While previous ships of the class had been built with a gun armament of 4.7-inch (120 mm) low-angle guns, designed for use against surface targets, by 1934 it was realised that attack from the air posed a significant risk to shipping, and it was decided to fit the sloops of the 1934 programme with an improved anti-aircraft armament. It was planned to equip Aberdeen with three 4-inch (102 mm) dual purpose (anti-aircraft and anti-surface) guns, but she was completed as a despatch vessel, with the aft 4-inch gun and minesweeping gear replaced by extra accommodation. Close-in anti-aircraft defence was provided by a single quadruple .50 in (12.7 mm) Vickers anti-aircraft machine gun mount.

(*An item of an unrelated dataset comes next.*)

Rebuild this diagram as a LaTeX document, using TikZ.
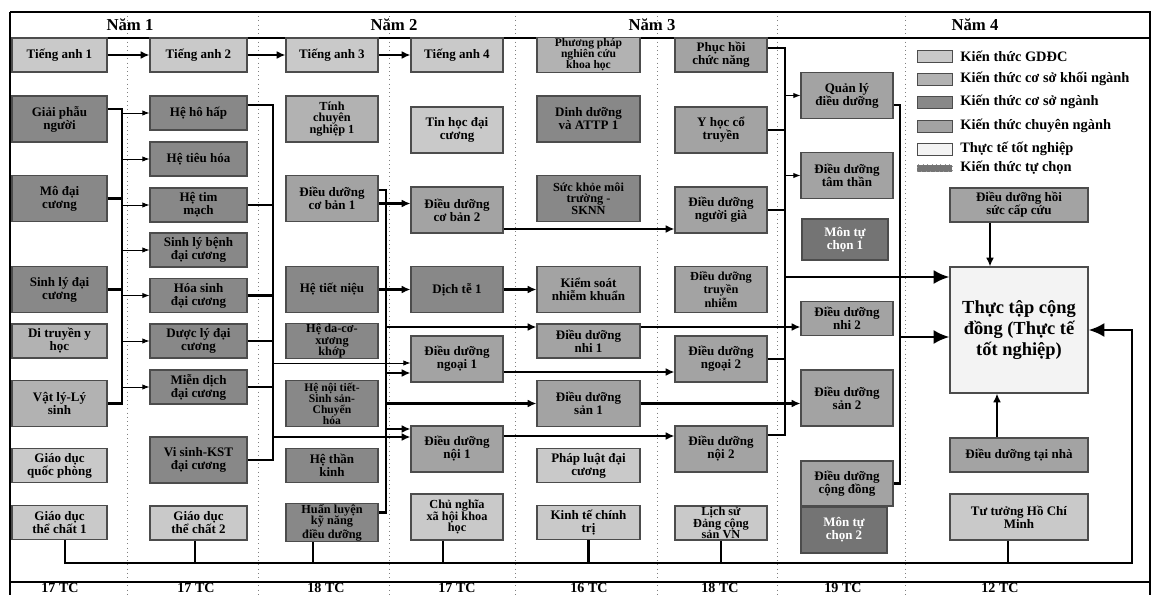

Aberdeen was laid down on 14 June 1935, launched on 22 January 1936 and completed on 17 September 1936.

===Modifications===
Aberdeen was fitted with the originally planned third 4-inch gun in 1939, with four Oerlikon 20 mm cannon added during the war. The ship's depth charge loading increased from 15 to 60–90 during the war, while a Hedgehog anti-submarine mortar was fitted in 1942, replacing the forward 4-inch gun.

==Service history==
Aberdeen was fitted for use as despatch vessel during construction, and was used by the Commander-in-Chief of the Mediterranean Fleet, replacing the First-World War vintage sloop in the role from November 1936. She returned to British waters in May 1937 to allow her to take part in the Fleet Review celebrating the Coronation of King George VI, before returning to the Mediterranean, where she served up until the outbreak of World War II.

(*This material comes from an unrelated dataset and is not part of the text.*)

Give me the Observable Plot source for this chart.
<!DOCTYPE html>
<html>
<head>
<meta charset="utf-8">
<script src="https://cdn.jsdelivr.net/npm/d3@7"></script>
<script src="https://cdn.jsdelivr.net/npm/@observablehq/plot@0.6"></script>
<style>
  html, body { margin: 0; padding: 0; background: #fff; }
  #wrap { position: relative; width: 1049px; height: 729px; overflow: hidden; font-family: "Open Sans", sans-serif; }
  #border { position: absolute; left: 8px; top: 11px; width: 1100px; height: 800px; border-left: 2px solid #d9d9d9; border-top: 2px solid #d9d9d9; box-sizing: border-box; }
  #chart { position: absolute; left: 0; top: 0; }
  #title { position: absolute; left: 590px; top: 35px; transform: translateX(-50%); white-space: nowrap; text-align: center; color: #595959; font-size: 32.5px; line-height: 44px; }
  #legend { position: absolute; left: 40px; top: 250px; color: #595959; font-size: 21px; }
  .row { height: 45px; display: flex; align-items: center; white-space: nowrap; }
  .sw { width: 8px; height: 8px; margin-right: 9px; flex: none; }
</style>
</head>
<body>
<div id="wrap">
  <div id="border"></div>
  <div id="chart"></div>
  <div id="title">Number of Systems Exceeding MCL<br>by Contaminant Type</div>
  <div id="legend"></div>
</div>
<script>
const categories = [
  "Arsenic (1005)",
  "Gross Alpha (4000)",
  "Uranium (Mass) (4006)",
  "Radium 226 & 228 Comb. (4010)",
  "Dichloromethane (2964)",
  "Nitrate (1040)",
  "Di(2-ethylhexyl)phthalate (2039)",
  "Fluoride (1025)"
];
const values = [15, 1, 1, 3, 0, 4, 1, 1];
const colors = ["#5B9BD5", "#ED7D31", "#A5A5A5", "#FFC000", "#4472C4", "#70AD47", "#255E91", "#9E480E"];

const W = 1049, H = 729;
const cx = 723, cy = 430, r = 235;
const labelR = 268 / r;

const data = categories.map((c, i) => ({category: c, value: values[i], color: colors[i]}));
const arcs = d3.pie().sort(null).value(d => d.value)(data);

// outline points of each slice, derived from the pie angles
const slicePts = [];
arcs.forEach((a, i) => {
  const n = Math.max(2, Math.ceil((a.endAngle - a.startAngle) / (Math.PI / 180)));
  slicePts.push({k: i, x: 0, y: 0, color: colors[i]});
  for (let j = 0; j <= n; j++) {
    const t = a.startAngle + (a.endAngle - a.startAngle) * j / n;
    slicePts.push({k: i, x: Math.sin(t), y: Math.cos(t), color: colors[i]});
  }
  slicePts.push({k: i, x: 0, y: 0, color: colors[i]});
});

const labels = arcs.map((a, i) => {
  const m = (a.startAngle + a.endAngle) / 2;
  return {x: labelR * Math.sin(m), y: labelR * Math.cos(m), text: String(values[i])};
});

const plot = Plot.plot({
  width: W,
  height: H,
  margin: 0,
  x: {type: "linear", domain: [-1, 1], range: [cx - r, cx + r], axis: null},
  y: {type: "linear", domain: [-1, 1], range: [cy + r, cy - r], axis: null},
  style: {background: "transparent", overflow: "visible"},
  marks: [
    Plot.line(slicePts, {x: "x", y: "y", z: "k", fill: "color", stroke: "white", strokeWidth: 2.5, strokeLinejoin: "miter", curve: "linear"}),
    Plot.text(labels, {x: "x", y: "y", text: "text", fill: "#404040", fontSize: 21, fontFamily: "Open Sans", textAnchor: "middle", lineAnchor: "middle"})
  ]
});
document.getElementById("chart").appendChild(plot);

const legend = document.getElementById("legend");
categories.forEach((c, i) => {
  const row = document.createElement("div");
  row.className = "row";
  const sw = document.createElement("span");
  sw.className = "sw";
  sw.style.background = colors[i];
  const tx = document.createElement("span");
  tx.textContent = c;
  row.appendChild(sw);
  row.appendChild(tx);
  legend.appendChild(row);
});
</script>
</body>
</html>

Recalled to UK at the outbreak of war she was deployed with 1st Escort Division of Western Approaches Command for convoy escort duty in English Channel and SW Approaches. In June 1940 she was transferred to Rosyth for escort of convoys in North Sea and NW Approaches. This redeployment was made consequent on the re-routing of Atlantic convoy traffic from Channel because of the German occupation of France November 1940 she was transferred to Liverpool Sloop Division for Atlantic convoy escort.March 1941 underwent refit, upon completion of this she resumed her North Atlantic escort duties. June 1941 she was transferred to 41st Escort Group based at Londonderry for defence of convoys between UK and Freetown. October & November 1942 participated in Operation Torch. December 1942 she went to the Tyne for refit, which continued through January and most of February. Early March she joined 40th Escort Group and took passage to St. John's, Newfoundland and was part of the escort of the badly mauled convoy HX229A. during the defense of convoy HX229A HMS Aberdeen ran aground on the ice-edge and sustained damage to hull structure including loss of underwater fittings for the submarine detection equipment. On arrival in UK underwent repair at Liverpool at this time she was also fitted with an additional radar for surface and aircraft detection (Type 291) as well as VHF radio telephone equipment for communication with other escorts and with aircraft. Repairs and trials lasted iuntil 30 May. She was then deployment at Freetown for Atlantic convoy defence and continue in this role until April 1944 when she returned to UK with convoy SL154 to undergo refit. repair work required was extensive and in June she was made seaworthy to take passage to Bermuda to have her refit completed there. Post refit trials finally took place in September after which she returned to continue her duties at Freetown. This continued until VE Day. After VE Day remained at Freetown for several months carrying out local patrol and air sea rescue duties, at this time extensive air traffic was being used for return of US service personnel from Europe. August 1945 she took passage to Gibraltar to pay off into reserve. She was kept in Reserve at Gibraltar until the end of 1946 when the ship was placed on the Disposal List. After tow to Devonport she was sold to BISCO on 16 December 1948 for breaking-up by T W Ward at Hayle, Cornwall where she arrived on 19 January 1949.